Западный способ выражения времени строится на принципах симметрии: все зарубки равны между собой, все отражают сменяющие друг друга отрезки времени. Жизнь здесь подчиняется движению, в котором каждый последующий шаг — механический или на уровне мышления — не повторяет предыдущий, а продолжает его.
Идея дня — основного элемента западного орнамента, по мнению Бродского, — более обширна, чем узор ковра, так как "включает в себя любой опыт, в том числе и опыт священного речения": когда-то произнесенное, речение остается привязанным к моменту его произнесения, то есть к единице времени. (Сравните: "Греческий бустрофедон [220] с его челночным движением говорит об отсутствии серьезных физических препятствий на пути продвижения руки писца. <.> Она настолько беззаботна в своем беге взад-вперед, что выглядит почти декоративно и вызывает в памяти надписи на греческой керамике, с их изобразительной и орнаментальной свободой". ("Девяносто лет спустя", 1994) (выделено — О.Г.).
220
Бустрофедон ("ход быка") — форма греческой письменности, напоминающая движение плуга по пашне: доходя до конца строки при движении слева направо, рука продолжает на следующей строке двигаться в обратном направлении.

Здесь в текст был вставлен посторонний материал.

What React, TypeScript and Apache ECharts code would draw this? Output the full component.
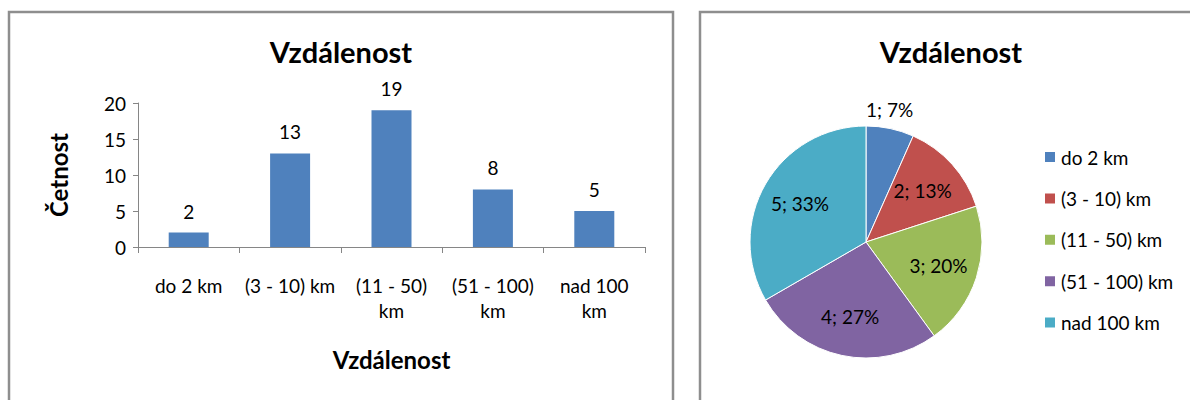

В отличие от Востока, где жизнь определяется заданными раз и навсегда нормами, человек на Западе предоставлен самому себе, и потому его времяпровождение является делом глубоко индивидуальным. Противопоставление Востока и Запада вовсе не означает, что западные люди являются мыслителями, постоянно кочующими во времени, в отличие, например, от привязанного к пространству восточного человека. Наоборот, чаще всего люди на Западе довольствуются ощущением ритма, не вникая в то, что за этим ритмом скрывается, не задумываясь, какой смысл имеет и имеет ли вообще шаг, который они делают; и в этом отношении течение их жизни, хотя и более динамичное, чем на Востоке, по сути мало чем от него отличается. Однако дело здесь не в результате, а в заложенных изначально возможностях, и этих возможностей, по мнению Бродского, на Западе несравненно больше, чем на Востоке.

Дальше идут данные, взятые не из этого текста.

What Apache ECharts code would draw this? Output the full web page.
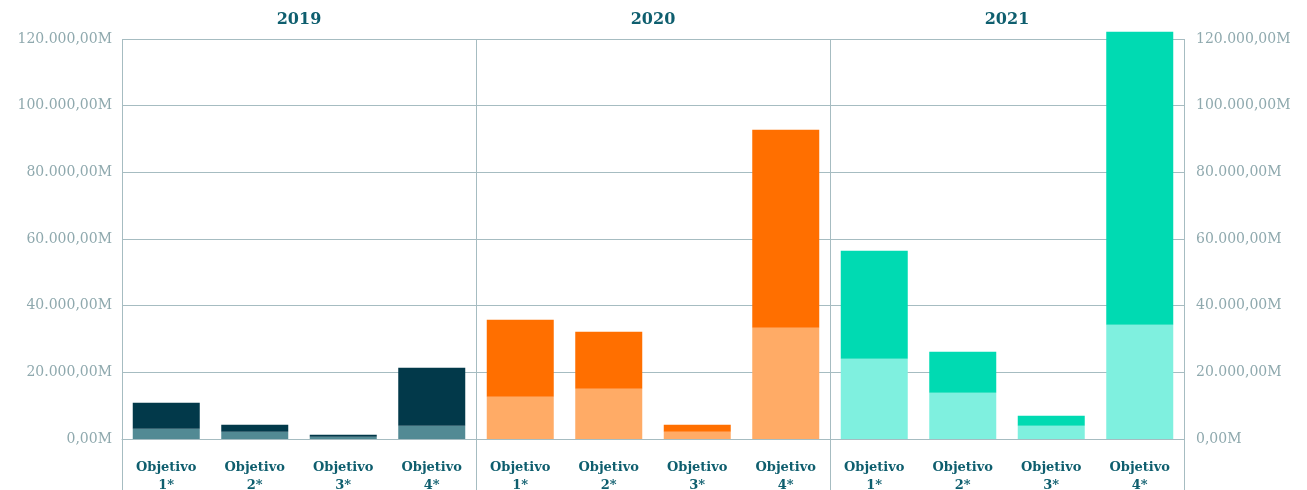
<!DOCTYPE html>
<html>
<head>
<meta charset="utf-8">
<script src="https://cdn.jsdelivr.net/npm/echarts@6/dist/echarts.min.js"></script>
<style>
  html, body { margin: 0; padding: 0; background: #fff; }
  #chart { width: 1307px; height: 490px; }
</style>
</head>
<body>
<div id="chart"></div>
<script>
// datos (en M)
var years = ["2019", "2020", "2021"];
var categories = ["Objetivo\n1*", "Objetivo\n2*", "Objetivo\n3*", "Objetivo\n4*"];
var base2019 = [3100, 2200, 700, 4000];
var extra2019 = [7800, 2100, 600, 17400];
var base2020 = [12700, 15100, 2200, 33400];
var extra2020 = [23100, 17100, 2100, 59400];
var base2021 = [24100, 13900, 4000, 34300];
var extra2021 = [32400, 12300, 3000, 87900];
var yTicks = [0, 20000, 40000, 60000, 80000, 100000, 120000];

var baseData = [base2019, base2020, base2021];
var extraData = [extra2019, extra2020, extra2021];
var baseColors = ["#528a94", "#ffab66", "#7ff0df"];
var extraColors = ["#02394a", "#ff6f00", "#00dab2"];

var lineColor = "#a6bcc1";
var labelGrey = "#8fa9ae";
var teal = "#0e5e6e";
var font = "DejaVu Serif";

// layout
var gridLeft = 122, gridW = 354, gridTop = 39, gridBottom = 51;

function fmt(v) {
  return Math.round(v).toString().replace(/\B(?=(\d{3})+(?!\d))/g, ".") + ",00M";
}

var chart = echarts.init(document.getElementById("chart"));

var grids = [], xAxes = [], yAxes = [], series = [], titles = [], graphics = [];
years.forEach(function (y, i) {
  grids.push({
    left: gridLeft + i * gridW,
    width: gridW,
    top: gridTop,
    bottom: gridBottom,
    containLabel: false,
    outerBoundsMode: "none",
  });
  titles.push({
    text: y,
    left: gridLeft + gridW * (i + 0.5),
    textAlign: "center",
    top: 12,
    padding: 0,
    textStyle: { fontFamily: font, fontWeight: "bold", fontSize: 16, color: teal },
  });
  xAxes.push({
    type: "category",
    gridIndex: i,
    data: categories,
    axisLine: { show: true, lineStyle: { color: lineColor, width: 1 } },
    axisTick: { show: false },
    axisLabel: {
      margin: 20,
      interval: 0,
      fontFamily: font,
      fontWeight: "bold",
      fontSize: 13,
      lineHeight: 18,
      color: teal,
    },
  });
  yAxes.push({
    type: "value",
    gridIndex: i,
    min: 0,
    max: 120000,
    interval: 20000,
    position: "left",
    axisLine: { show: false },
    axisTick: { show: false },
    axisLabel: {
      show: i === 0,
      margin: 10,
      formatter: fmt,
      fontFamily: font,
      fontSize: 14,
      color: labelGrey,
    },
    splitLine: { show: true, lineStyle: { color: lineColor, width: 1 } },
  });
  series.push({
    type: "bar",
    xAxisIndex: i,
    yAxisIndex: i,
    stack: "s" + i,
    data: baseData[i],
    barWidth: 67,
    clip: false,
    itemStyle: { color: baseColors[i] },
  });
  series.push({
    type: "bar",
    xAxisIndex: i,
    yAxisIndex: i,
    stack: "s" + i,
    data: extraData[i],
    barWidth: 67,
    clip: false,
    itemStyle: { color: extraColors[i] },
  });
});

// eje derecho en el último panel
yAxes.push({
  type: "value",
  gridIndex: 2,
  min: 0,
  max: 120000,
  interval: 20000,
  position: "right",
  axisLine: { show: false },
  axisTick: { show: false },
  splitLine: { show: false },
  axisLabel: {
    margin: 12,
    formatter: fmt,
    fontFamily: font,
    fontSize: 14,
    color: labelGrey,
  },
});

// separadores verticales que bajan hasta el borde inferior
for (var k = 0; k <= years.length; k++) {
  var x = gridLeft + k * gridW + 0.5;
  graphics.push({
    type: "line",
    shape: { x1: x, y1: gridTop, x2: x, y2: 490 },
    style: { stroke: lineColor, lineWidth: 1 },
    z: 10,
  });
}

var option = {
  animation: false,
  title: titles,
  grid: grids,
  xAxis: xAxes,
  yAxis: yAxes,
  series: series,
  graphic: graphics,
};
chart.setOption(option);
</script>
</body>
</html>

Но и опасностей, которые подстерегают западного человека на пути его автономного передвижения во времени, тоже немало, потому что "каждый человек, рано или поздно, оказывается в положении Робинзона Крузо, делающего зарубки и, насчитав, допустим, семь или десять, их перечеркивающего. <.> И зарубки эти — дело глубоко одинокое, обособляющее индивидуума, вынуждающее его к пониманию если не уникальности, то автономности его существования в мире" (гл. 35).
В восемнадцатой главе "Путешествия в Стамбул", рассуждая о том, что пребывание на шумной, запруженной толпой афинской улице, вызвало у него ощущение того света, Бродский замечает, что только отсутствие на улицах умерших родителей заставило его поверить в то, что он не прав, "что это — не вечность". Вспоминая родителей, их нищету, их рабство, в котором они и умерли, поэт говорит о том, что он — их сын — свободен.